Paolo Cirio's Obscurity

Paolo Cirio initiated the Obscurity project and cloned major mugshot websites and scrambled their data to obfuscate the arrestees’ records.
(Courtesy of Paolo Cirio)

Imagining value into existence

The art world’s embrace of another technology, non-fungible tokens (NFTs), has also been a disruptive force, sometimes for the better because it enables artists to earn future royalties from their works, but also in a more uncomfortable way because it exposes how we attach value to objects.

NFTs are smart contracts which can help establish provenance and verify authenticity. Since property ownership is generally asserted through the right of exclusion, what does it mean to own an NFT if the associated artwork is already online, and anyone can view it? Artist Damien Hirst poked fun at this concept recently with his 2021 work, The Currency, for which he created tokens associated with 10,000 dot paintings and sold each NFT for US$2,000. He gave buyers two options: after one year, they could either keep the physical manifestation of the artwork or the token, but they could not keep both. About half of buyers opted for the NFTs and this fall he intends to burn the real paintings. Those who opted for the tangible paintings had their NFTs deleted.

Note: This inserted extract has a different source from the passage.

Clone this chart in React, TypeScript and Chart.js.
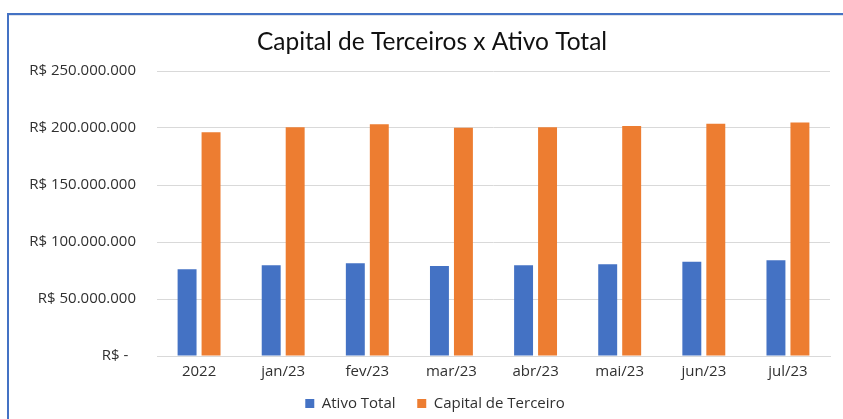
import React, { useEffect, useRef } from "react";
import { Chart, registerables } from "chart.js";

Chart.register(...registerables);

const categories = ["2022", "jan/23", "fev/23", "mar/23", "abr/23", "mai/23", "jun/23", "jul/23"];
const ativoTotal = [76200000, 79500000, 81300000, 78900000, 79500000, 80400000, 82700000, 83900000];
const capitalTerceiro = [196300000, 200600000, 203200000, 200300000, 200600000, 201800000, 203800000, 204900000];
const yTickLabels = ["R$ -  ", "R$ 50.000.000", "R$ 100.000.000", "R$ 150.000.000", "R$ 200.000.000", "R$ 250.000.000"];
const seriesNames = ["Ativo Total", "Capital de Terceiro"];
const titleText = "Capital de Terceiros x Ativo Total";

const titlePlugin = {
  id: "centeredTitle",
  afterLayout(chart: any) {
    if (chart.legend) {
      chart.legend.left += 15;
      chart.legend.right += 15;
    }
  },
  afterDraw(chart: any) {
    const ctx = chart.ctx;
    ctx.save();
    ctx.font = "normal 24.5px Lato";
    ctx.fillStyle = "#111111";
    ctx.textAlign = "center";
    ctx.textBaseline = "middle";
    ctx.fillText(titleText, 432, 42);
    ctx.restore();
  },
};

export default function App() {
  const ref = useRef<HTMLCanvasElement | null>(null);
  useEffect(() => {
    if (!ref.current) return;
    const chart = new Chart(ref.current, {
      type: "bar",
      data: {
        labels: categories,
        datasets: [
          { label: seriesNames[0], data: ativoTotal, backgroundColor: "#4472C4", categoryPercentage: 0.57, barPercentage: 0.79 },
          { label: seriesNames[1], data: capitalTerceiro, backgroundColor: "#ED7D31", categoryPercentage: 0.57, barPercentage: 0.79 },
        ],
      },
      plugins: [titlePlugin],
      options: {
        responsive: false,
        animation: false,
        devicePixelRatio: 1,
        layout: { padding: { left: 10, right: 13, top: 71, bottom: -2 } },
        plugins: {
          title: { display: false },
          legend: {
            position: "bottom",
            labels: {
              boxWidth: 9,
              boxHeight: 9,
              padding: 10,
              color: "#303030",
              font: { family: "Open Sans", size: 15 },
              generateLabels: (c: any) => {
                const items = Chart.defaults.plugins.legend.labels.generateLabels(c);
                return items.map((it: any, i: number) => ({ ...it, text: i < items.length - 1 ? it.text + "   " : it.text }));
              },
            },
          },
          tooltip: { enabled: false },
        },
        scales: {
          x: {
            grid: { display: false, drawTicks: false },
            border: { color: "#D9D9D9" },
            ticks: { color: "#303030", font: { family: "Open Sans", size: 15 }, padding: 7 },
            afterFit: (s: any) => { s.height = 30; },
          },
          y: {
            min: 0,
            max: 250000000,
            grid: { color: "#D9D9D9", drawTicks: false },
            border: { display: false },
            ticks: {
              stepSize: 50000000,
              color: "#303030",
              font: { family: "Open Sans", size: 15 },
              padding: 21,
              callback: (_v: any, i: number) => yTickLabels[i],
            },
            afterFit: (s: any) => { s.width = 147; },
          },
        },
      },
    });
    return () => chart.destroy();
  }, []);
  return (
    <div style={{ position: "fixed", left: 0, top: 0, width: 843, height: 419, background: "#fff" }}>
      <canvas ref={ref} width={843} height={419} style={{ position: "absolute", left: 0, top: 0 }} />
      <div style={{ position: "absolute", left: 7, top: 13, width: 836, height: 2, background: "#4472C4" }} />
      <div style={{ position: "absolute", left: 9, top: 15, width: 834, height: 1, background: "#dfe3ea" }} />
      <div style={{ position: "absolute", left: 7, top: 13, width: 2, height: 406, background: "#4472C4" }} />
    </div>
  );
}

“Without the NFT, it is difficult to confirm whether the physical manifestation of the artwork is authentic. But if the physical manifestation of the artwork is destroyed, there is only proof of ownership,” Dr Steinberg said.

“Value is about trust, but what happens when people realise that anyone can imagine value into existence? Hirst is activating mechanisms that already exist to expose how they work and how art in the 21st century is being financialised.”

The thread uniting these works is the pervasiveness of digital technology in our lives. “All of these artists are creating a user-friendly means of demonstrating the problematic issues behind these technologies. At the same time, they are pulling pranks and making fun of the art world in creative and unexpected ways,” she said.

If an artist who took an extension class at a community laboratory is able to test the DNA of strangers, what might someone else – perhaps someone less bound by ethical concerns – realise in the coming decades?